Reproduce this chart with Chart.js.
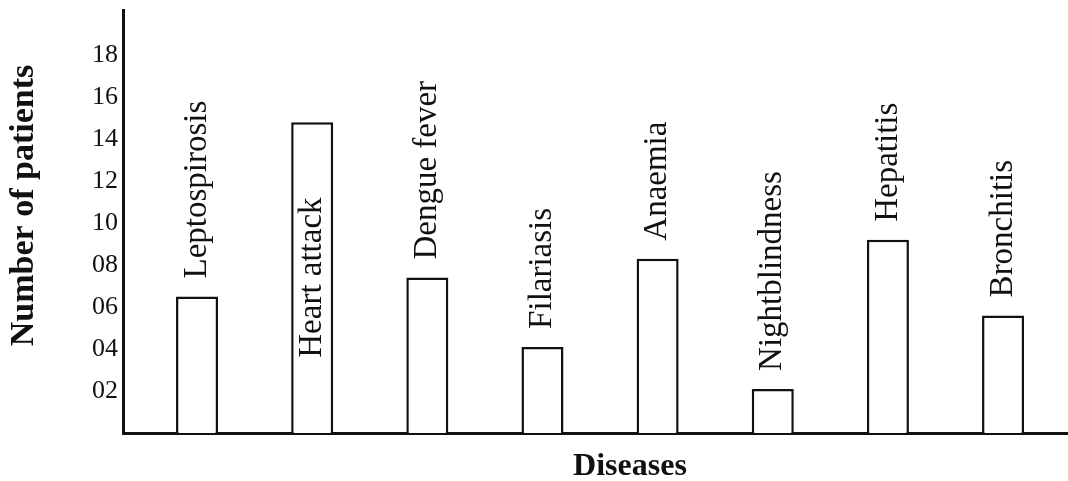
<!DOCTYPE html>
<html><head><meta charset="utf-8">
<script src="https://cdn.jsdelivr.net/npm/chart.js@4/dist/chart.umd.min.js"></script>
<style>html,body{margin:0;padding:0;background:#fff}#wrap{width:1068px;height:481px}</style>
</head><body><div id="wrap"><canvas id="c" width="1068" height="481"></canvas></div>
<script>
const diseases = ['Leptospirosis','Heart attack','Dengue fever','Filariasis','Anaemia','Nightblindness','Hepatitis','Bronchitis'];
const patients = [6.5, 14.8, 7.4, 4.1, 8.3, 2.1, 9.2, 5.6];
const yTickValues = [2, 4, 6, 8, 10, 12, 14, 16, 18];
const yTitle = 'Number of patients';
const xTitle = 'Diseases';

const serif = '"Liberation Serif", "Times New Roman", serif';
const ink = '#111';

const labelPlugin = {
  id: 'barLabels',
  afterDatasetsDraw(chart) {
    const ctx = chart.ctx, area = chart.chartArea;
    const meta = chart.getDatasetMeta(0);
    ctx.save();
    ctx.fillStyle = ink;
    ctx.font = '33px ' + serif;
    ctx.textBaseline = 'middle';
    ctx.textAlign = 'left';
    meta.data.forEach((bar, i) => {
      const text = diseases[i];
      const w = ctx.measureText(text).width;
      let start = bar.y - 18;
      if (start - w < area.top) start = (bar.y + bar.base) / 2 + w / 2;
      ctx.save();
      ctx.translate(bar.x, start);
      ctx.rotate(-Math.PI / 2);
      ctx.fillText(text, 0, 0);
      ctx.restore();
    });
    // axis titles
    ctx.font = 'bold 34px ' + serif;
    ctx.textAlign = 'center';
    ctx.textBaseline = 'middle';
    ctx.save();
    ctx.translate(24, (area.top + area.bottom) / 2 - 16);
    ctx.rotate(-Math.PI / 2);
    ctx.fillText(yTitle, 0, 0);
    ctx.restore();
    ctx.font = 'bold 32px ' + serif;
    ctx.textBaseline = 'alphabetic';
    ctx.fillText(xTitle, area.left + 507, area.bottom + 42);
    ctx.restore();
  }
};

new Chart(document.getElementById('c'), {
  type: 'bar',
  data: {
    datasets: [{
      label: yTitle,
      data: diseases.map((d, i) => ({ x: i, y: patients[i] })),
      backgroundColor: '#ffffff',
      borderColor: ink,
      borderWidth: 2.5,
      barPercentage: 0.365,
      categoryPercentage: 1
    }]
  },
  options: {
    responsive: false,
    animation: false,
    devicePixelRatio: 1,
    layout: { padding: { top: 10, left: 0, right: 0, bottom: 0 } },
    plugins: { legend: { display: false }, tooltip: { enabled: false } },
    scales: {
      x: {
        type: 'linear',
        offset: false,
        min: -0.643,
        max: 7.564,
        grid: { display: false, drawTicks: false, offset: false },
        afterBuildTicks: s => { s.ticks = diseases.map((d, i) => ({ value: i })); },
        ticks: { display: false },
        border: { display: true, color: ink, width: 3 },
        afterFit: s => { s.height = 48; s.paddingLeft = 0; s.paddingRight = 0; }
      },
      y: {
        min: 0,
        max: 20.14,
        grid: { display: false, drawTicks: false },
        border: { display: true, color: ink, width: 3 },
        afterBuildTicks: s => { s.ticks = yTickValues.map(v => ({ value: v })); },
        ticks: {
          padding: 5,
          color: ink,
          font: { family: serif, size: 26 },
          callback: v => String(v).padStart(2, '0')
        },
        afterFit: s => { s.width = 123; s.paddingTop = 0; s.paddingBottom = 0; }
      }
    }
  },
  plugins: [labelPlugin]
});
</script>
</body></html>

DIRECTION:
Repeat only the lines from the beginning of the material through the line containing "const xTitle = 'Diseases';", both ends kept, leaving pictures out.

RESPONSE TO THIS EXERCISE:
Reproduce this chart with Chart.js.
<!DOCTYPE html>
<html><head><meta charset="utf-8">
<script src="https://cdn.jsdelivr.net/npm/chart.js@4/dist/chart.umd.min.js"></script>
<style>html,body{margin:0;padding:0;background:#fff}#wrap{width:1068px;height:481px}</style>
</head><body><div id="wrap"><canvas id="c" width="1068" height="481"></canvas></div>
<script>
const diseases = ['Leptospirosis','Heart attack','Dengue fever','Filariasis','Anaemia','Nightblindness','Hepatitis','Bronchitis'];
const patients = [6.5, 14.8, 7.4, 4.1, 8.3, 2.1, 9.2, 5.6];
const yTickValues = [2, 4, 6, 8, 10, 12, 14, 16, 18];
const yTitle = 'Number of patients';
const xTitle = 'Diseases';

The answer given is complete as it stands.